While the group doesn’t disclose its donors, emails obtained by GAO through litigation suggest that DiCaprio’s foundation was involved in backing lawsuits brought against major oil companies on behalf of several states – including Delaware, Minnesota, Rhode Island – and cities, including New York City, Washington D.C., San Francisco, Baltimore, Honolulu. The lawsuits allege that the companies have deceived the public about climate change, and call on fossil fuel companies to take responsibility for rising sea levels. Pictured: A oil rig is seen off the coast of California (file photo)

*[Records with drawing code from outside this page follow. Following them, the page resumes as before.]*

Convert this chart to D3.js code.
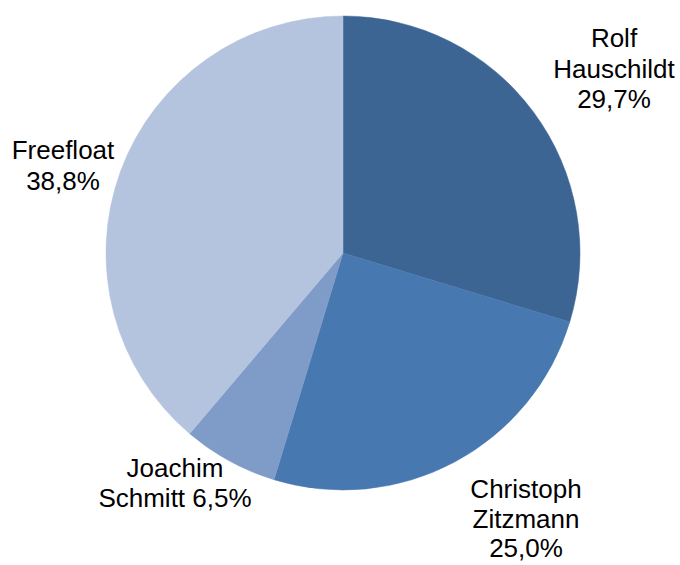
<!DOCTYPE html>
<html><head><meta charset="utf-8">
<script src="https://cdn.jsdelivr.net/npm/d3@7"></script>
<style>body{margin:0;background:#fff}svg{display:block}</style>
</head><body>
<svg id="c" width="680" height="565"></svg>
<script>
const names = ["Rolf Hauschildt", "Christoph Zitzmann", "Joachim Schmitt", "Freefloat"];
const values = [29.7, 25.0, 6.5, 38.8];
const labelLines = [["Rolf", "Hauschildt", "29,7%"], ["Christoph", "Zitzmann", "25,0%"], ["Joachim", "Schmitt 6,5%"], ["Freefloat", "38,8%"]];
const colors = ["#3D6594", "#4878B0", "#7F9CC8", "#B4C3DE"];
const labelPos = [[614, 40], [526, 491], [175, 470], [63, 152]];
const lineGap = [30.5, 29.5, 30, 30.5];

const svg = d3.select("#c");
const cx = 343, cy = 253, r = 237;
const pie = d3.pie().sort(null).value(d => d)(values);
const arc = d3.arc().innerRadius(0).outerRadius(r);
const g = svg.append("g").attr("transform", `translate(${cx},${cy})`);
g.selectAll("path").data(pie).join("path")
  .attr("d", arc).attr("fill", (d, i) => colors[i])
  .attr("stroke", (d, i) => colors[i]).attr("stroke-width", 0.5);

labelLines.forEach((lines, i) => {
  const t = svg.append("text")
    .attr("x", labelPos[i][0]).attr("y", labelPos[i][1])
    .attr("text-anchor", "middle")
    .attr("dominant-baseline", "middle")
    .attr("font-family", "'Liberation Sans', Arial, sans-serif")
    .attr("font-size", 26).attr("fill", "#000");
  lines.forEach((l, j) => {
    t.append("tspan").attr("x", labelPos[i][0]).attr("dy", j === 0 ? 0 : lineGap[i]).text(l);
  });
});
</script>
</body></html>
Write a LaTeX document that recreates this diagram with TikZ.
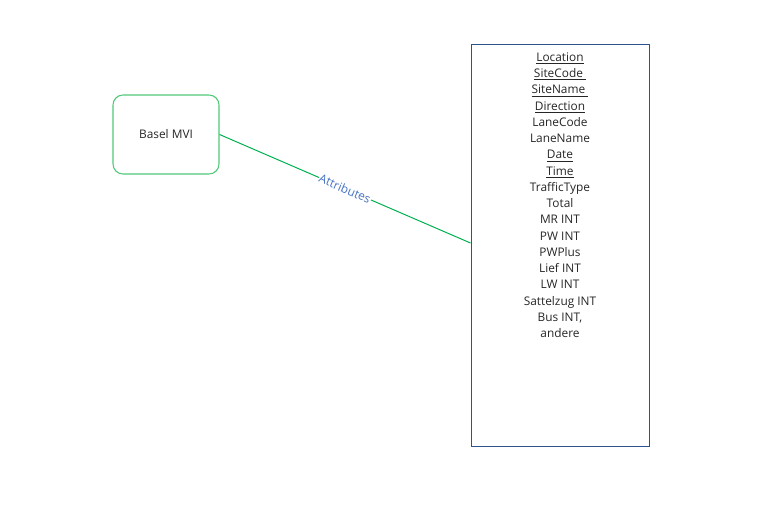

Writing for Forbes in 2020, law professor emeritus at George Mason University Michael Krauss noted that this would mean the firm had two funding sources for the same cases.

‘Can a non-profit funnel donations to a for-profit law firm that has already determined a different form of compensation?’ Kraus wrote. 

‘May a law firm, which could be fabulously enriched on a contingent basis, ethically accept funding that is paid whether or not the client prevails?’

‘If legislation through litigation is bad, what to make of legislation through litigation subsidized by taxpayers through charitable donations? We don’t have all the answers to these questions yet. I think we deserve them.’

Krauss was also damning of Washington DC’s lawsuit against several of the oil giants – including British Petroleum, Chevron, Exxon Mobil and Shell. 

‘The lawsuit is a political attempt to achieve through litigation what the District cannot accomplish through legislation,’ he wrote at the time. This, GAO says in its report, is why some of the lawsuits filed by Sher Edling have faced setbacks in court.

The group said judges ruled the suits were an effort to directly influence federal environment policy. ‘This led the lawyers and plaintiffs to change tack and insist the cases are really purely local, consumer protection matters,’ GAO says.

Most of the cases are still ongoing, with two – involving the California cities of San Francisco and Oakland – currently on appear before a federal panel, Fox News said.